#### Stated problem
The lines from the top of the material through the line with "80.55, 79.3, 78.4, 77.2, 75.6]" are to be set down exactly. Leave the pictures out.

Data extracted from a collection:
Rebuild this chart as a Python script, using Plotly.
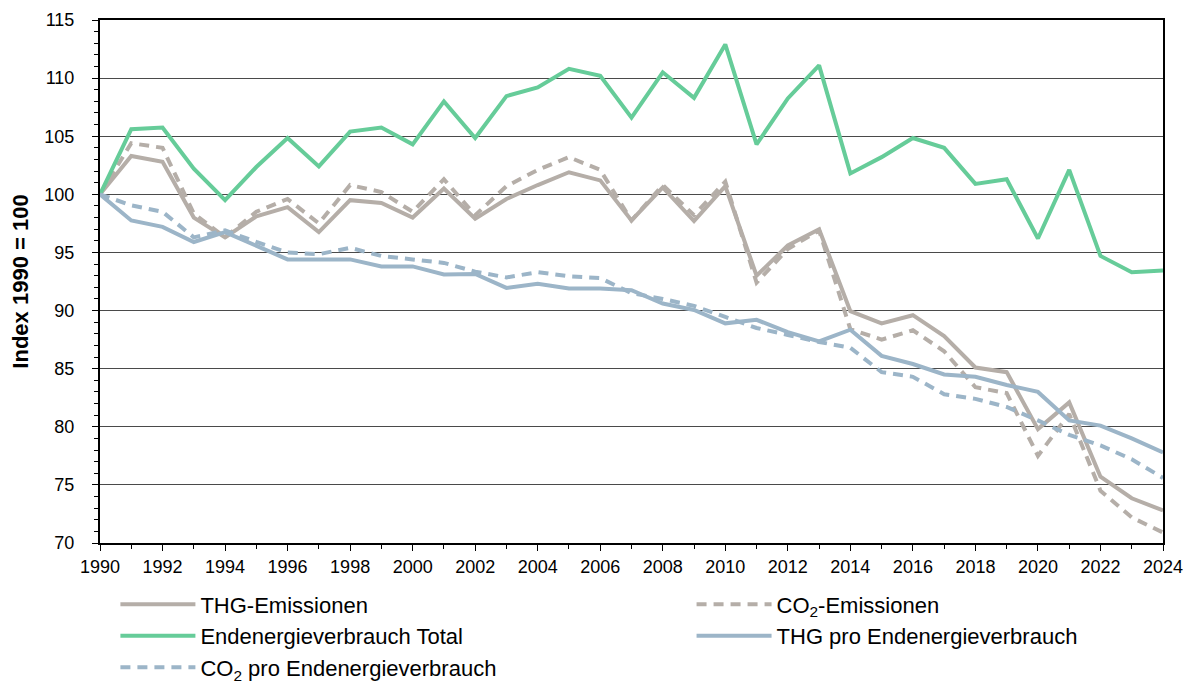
import plotly.graph_objects as go

# Jahre und Indexwerte (1990 = 100)
years = list(range(1990, 2025))

thg = [100, 103.3, 102.8, 98.0, 96.3, 98.1, 98.9, 96.75, 99.5, 99.25,
       98.0, 100.5, 97.9, 99.6, 100.8, 101.9, 101.2, 97.75, 100.6, 97.7,
       100.7, 93.0, 95.6, 97.0, 89.95, 88.9, 89.6, 87.8, 85.1, 84.7,
       79.8, 82.1, 75.7, 73.85, 72.8]
co2 = [100, 104.4, 104.0, 98.35, 96.3, 98.5, 99.6, 97.5, 100.8, 100.2,
       98.5, 101.3, 98.2, 100.7, 102.1, 103.2, 102.1, 97.75, 100.8, 98.2,
       101.1, 92.4, 95.3, 96.9, 88.4, 87.5, 88.3, 86.5, 83.4, 82.9,
       77.5, 81.1, 74.5, 72.2, 70.9]
eev = [100, 105.6, 105.75, 102.2, 99.5, 102.35, 104.85, 102.4, 105.4, 105.75,
       104.3, 108.0, 104.85, 108.45, 109.2, 110.8, 110.2, 106.6, 110.5, 108.3,
       112.9, 104.3, 108.25, 111.1, 101.8, 103.2, 104.85, 104.0, 100.9, 101.3,
       96.2, 102.1, 94.7, 93.3, 93.45]
thg_eev = [100, 97.75, 97.2, 95.9, 96.75, 95.6, 94.4, 94.4, 94.4, 93.8,
           93.8, 93.1, 93.15, 91.95, 92.3, 91.9, 91.9, 91.75, 90.6, 90.05,
           88.9, 89.2, 88.15, 87.35, 88.35, 86.1, 85.4, 84.5, 84.3, 83.6,
           83.0, 80.55, 80.1, 79.0, 77.8]
co2_eev = [100, 99.05, 98.5, 96.3, 96.9, 95.9, 95.0, 94.85, 95.4, 94.7,
           94.4, 94.1, 93.35, 92.85, 93.3, 92.95, 92.8, 91.5, 91.0, 90.4,
           89.45, 88.5, 87.9, 87.3, 86.8, 84.7, 84.3, 82.8, 82.4, 81.7,
           80.55, 79.3, 78.4, 77.2, 75.6]

GRAU = "#B5AEA8"
GRUEN = "#66CC99"
BLAU = "#9CB5C8"
FONT = "Liberation Sans, Arial, sans-serif"

# (Name, Werte, Farbe, Linienstil, Legendenspalte)
series = [
    ("THG-Emissionen", thg, GRAU, "solid", "legend"),
    ("CO<sub>2</sub>-Emissionen", co2, GRAU, "10px,7px", "legend2"),
    ("Endenergieverbrauch Total", eev, GRUEN, "solid", "legend"),
    ("THG pro Endenergieverbrauch", thg_eev, BLAU, "solid", "legend2"),
    ("CO<sub>2</sub> pro Endenergieverbrauch", co2_eev, BLAU, "10px,7px", "legend"),
]

fig = go.Figure()
for name, values, color, dash, leg in series:
    fig.add_trace(go.Scatter(
        x=years, y=values, name=name, mode="lines", legend=leg,
        line=dict(color=color, width=4, dash=dash),
    ))

# y am Container ausgerichtet, damit die Legenden den unteren Rand nicht verschieben
legend_style = dict(
    orientation="v", xref="paper", yref="container",
    yanchor="top", y=0.1637, xanchor="left",
    font=dict(size=22), tracegroupgap=0, itemwidth=75,
    bgcolor="rgba(0,0,0,0)",
)

# Seite hat 8px Rand, daher Margins entsprechend versetzt
fig.update_layout(
    width=1195, height=688,
    margin=dict(l=92, r=40, t=12, b=153),
    plot_bgcolor="white", paper_bgcolor="white",
    font=dict(family=FONT, color="black", size=18),
    legend=dict(x=0.0145, **legend_style),
    legend2=dict(x=0.5565, **legend_style),
)

fig.update_xaxes(
    range=[1990, 2024], tick0=1990, dtick=2, automargin=False,
    showgrid=False, zeroline=False,
    showline=True, linecolor="black", linewidth=2, mirror=True,
    ticks="outside", ticklen=6, tickcolor="black",
    minor=dict(dtick=1, ticks="outside", ticklen=4, tickcolor="black"),
    tickfont=dict(size=18),
)
fig.update_yaxes(
    range=[70, 115], dtick=5, automargin=False,
    showgrid=True, gridcolor="#4a4a4a", gridwidth=1, zeroline=False,
    showline=True, linecolor="black", linewidth=2, mirror=True,
    ticks="outside", ticklen=6, tickcolor="black",
    minor=dict(dtick=1, ticks="outside", ticklen=4, tickcolor="black"),
    tickfont=dict(size=18), ticklabelstandoff=14,
    title=dict(text="<b>Index 1990 = 100</b>", font=dict(size=22), standoff=16),
)

fig.write_html("out.html")
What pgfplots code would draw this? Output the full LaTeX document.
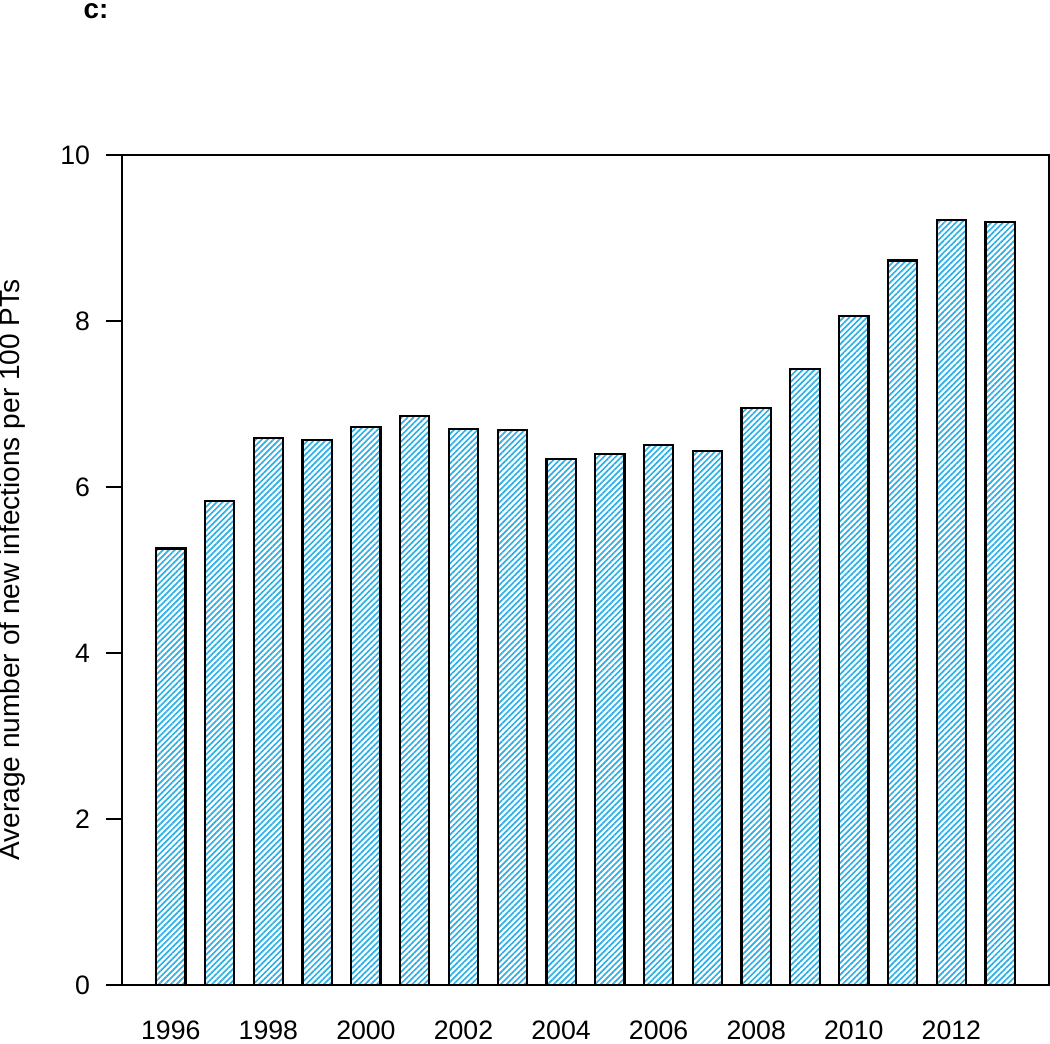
\documentclass[border=0pt]{standalone}
\usepackage{pgfplots}
\pgfplotsset{compat=1.18}
\usepackage{fontspec}
\setmainfont{Liberation Sans}
\usetikzlibrary{patterns.meta}
\definecolor{hatch}{RGB}{45,175,230}
\begin{document}
\begin{tikzpicture}
\begin{axis}[
  at={(0pt,0pt)}, anchor=south west,
  scale only axis,
  width=333.7pt, height=298.8pt,
  xmin=1995, xmax=2014,
  ymin=0, ymax=10,
  ytick={0,2,4,6,8,10},
  xtick={1996,1998,2000,2002,2004,2006,2008,2010,2012},
  xticklabel style={/pgf/number format/1000 sep=},
  /pgf/number format/assume math mode=true,
  tick label style={font=\fontsize{9.6}{11}\selectfont},
  x tick label style={yshift=-3.5pt},
  y tick label style={xshift=-2.2pt},
  major tick length=5.8pt,
  ytick style={line width=0.8pt, black},
  xtick style={draw=none},
  tick align=outside,
  tick pos=left,
  axis line style={line width=0.8pt},
  ylabel={Average number of new infections per 100 PTs},
  every axis y label/.style={at={(axis description cs:0,0.5)}, xshift=-39.6pt, rotate=90, anchor=center, font=\fontsize{10.1}{12}\selectfont},
  clip=false,
]
\addplot[ybar, bar width=0.6, draw=black, line width=0.8pt,
  pattern={Lines[angle=45, distance=1.5pt, line width=0.6pt]}, pattern color=hatch]
coordinates {
(1996,5.26) (1997,5.83) (1998,6.59) (1999,6.57) (2000,6.72) (2001,6.86)
(2002,6.70) (2003,6.69) (2004,6.34) (2005,6.40) (2006,6.51) (2007,6.43)
(2008,6.95) (2009,7.42) (2010,8.06) (2011,8.73) (2012,9.22) (2013,9.19)
};
\end{axis}
\node[font=\fontsize{10}{12}\selectfont\bfseries] at (-9.36pt,350.64pt) {c:};
\pgfresetboundingbox
\path (-43.92pt,-20.88pt) rectangle (334.08pt,354.6pt);
\end{tikzpicture}
\end{document}
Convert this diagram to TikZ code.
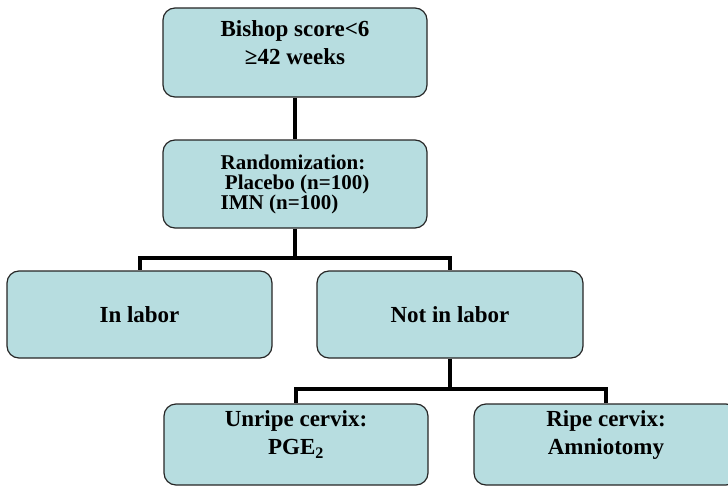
\documentclass[tikz,border=0pt]{standalone}
\usepackage{fontspec}
\setmainfont{Liberation Serif}
\usetikzlibrary{positioning, calc}
\definecolor{boxfill}{RGB}{183,221,224}

\begin{document}
\begin{tikzpicture}[
  x=1pt, y=-1pt,
  font=\fontsize{23}{28}\selectfont\bfseries,
  stage/.style={draw=black!85, fill=boxfill, rounded corners=12pt, line width=1.2pt,
                minimum width=264pt, minimum height=87pt, align=center, inner sep=0pt},
  link/.style={line width=4pt, black}
]
\useasboundingbox (0,0) rectangle (728,487);
\clip (0,0) rectangle (728,487);

% top of the chart
\node[stage, minimum height=89pt] (bishop) at (295,52.5) {Bishop score<6\\ ≥42 weeks\\[-8pt]\mbox{}};
\node[stage, minimum height=88pt, align=left,
      font=\fontsize{21}{20}\selectfont\bfseries] (rand) at (295,184)
  {Randomization:\\ \hspace{0.2em}Placebo (n=100)\\ IMN (n=100)};

% first split
\node[stage, minimum width=265pt] (inlab) at (139.5,314.5) {In labor};
\node[stage, minimum width=266pt] (notin) at (450,314.5) {Not in labor};

% second split
\node[stage, minimum height=81pt] (unripe) at (296,444.5) {Unripe cervix:\\ PGE\textsubscript{2}\\[-4pt]\mbox{}};
\node[stage, minimum height=81pt] (ripe) at (606,444.5) {Ripe cervix:\\ Amniotomy\\[-4pt]\mbox{}};

\coordinate (j1) at ($(rand.south)+(0,29)$);
\coordinate (j2) at ($(notin.south)+(0,30)$);

\draw[link] (bishop.south) -- (rand.north);
\draw[link] (rand.south) -- (j1);
\draw[link] (j1) -| (inlab.north);
\draw[link] (j1) -| (notin.north);
\draw[link] (notin.south) -- (j2);
\draw[link] (j2) -| (unripe.north);
\draw[link] (j2) -| (ripe.north);
\end{tikzpicture}
\end{document}
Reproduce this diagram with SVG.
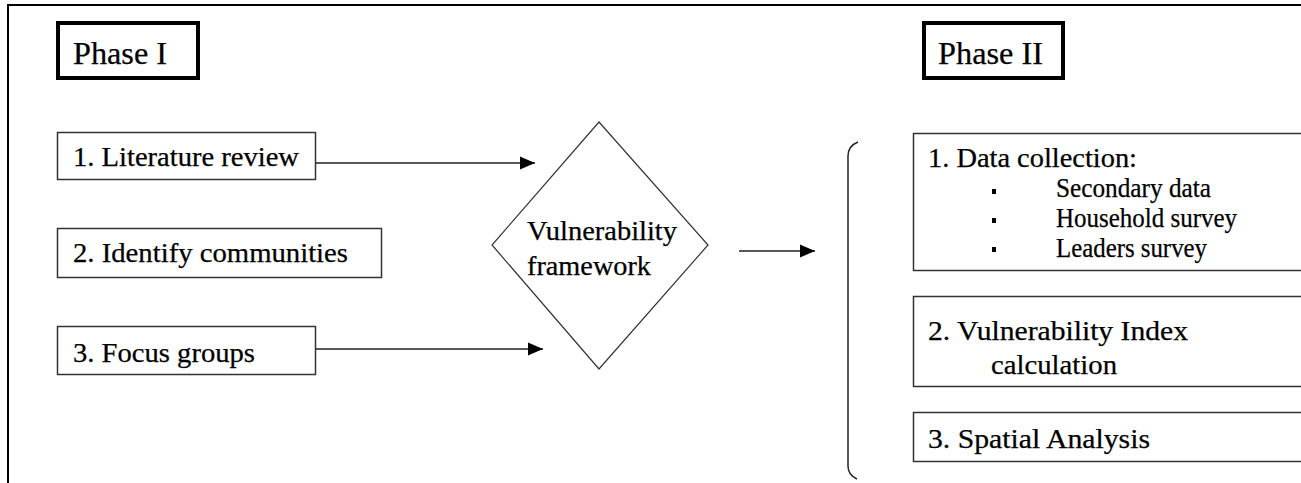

#### Exercise response
Rebuild this chart as a Python script, using Plotly.
import plotly.graph_objects as go

# Jahre und Indexwerte (1990 = 100)
years = list(range(1990, 2025))

thg = [100, 103.3, 102.8, 98.0, 96.3, 98.1, 98.9, 96.75, 99.5, 99.25,
       98.0, 100.5, 97.9, 99.6, 100.8, 101.9, 101.2, 97.75, 100.6, 97.7,
       100.7, 93.0, 95.6, 97.0, 89.95, 88.9, 89.6, 87.8, 85.1, 84.7,
       79.8, 82.1, 75.7, 73.85, 72.8]
co2 = [100, 104.4, 104.0, 98.35, 96.3, 98.5, 99.6, 97.5, 100.8, 100.2,
       98.5, 101.3, 98.2, 100.7, 102.1, 103.2, 102.1, 97.75, 100.8, 98.2,
       101.1, 92.4, 95.3, 96.9, 88.4, 87.5, 88.3, 86.5, 83.4, 82.9,
       77.5, 81.1, 74.5, 72.2, 70.9]
eev = [100, 105.6, 105.75, 102.2, 99.5, 102.35, 104.85, 102.4, 105.4, 105.75,
       104.3, 108.0, 104.85, 108.45, 109.2, 110.8, 110.2, 106.6, 110.5, 108.3,
       112.9, 104.3, 108.25, 111.1, 101.8, 103.2, 104.85, 104.0, 100.9, 101.3,
       96.2, 102.1, 94.7, 93.3, 93.45]
thg_eev = [100, 97.75, 97.2, 95.9, 96.75, 95.6, 94.4, 94.4, 94.4, 93.8,
           93.8, 93.1, 93.15, 91.95, 92.3, 91.9, 91.9, 91.75, 90.6, 90.05,
           88.9, 89.2, 88.15, 87.35, 88.35, 86.1, 85.4, 84.5, 84.3, 83.6,
           83.0, 80.55, 80.1, 79.0, 77.8]
co2_eev = [100, 99.05, 98.5, 96.3, 96.9, 95.9, 95.0, 94.85, 95.4, 94.7,
           94.4, 94.1, 93.35, 92.85, 93.3, 92.95, 92.8, 91.5, 91.0, 90.4,
           89.45, 88.5, 87.9, 87.3, 86.8, 84.7, 84.3, 82.8, 82.4, 81.7,
           80.55, 79.3, 78.4, 77.2, 75.6]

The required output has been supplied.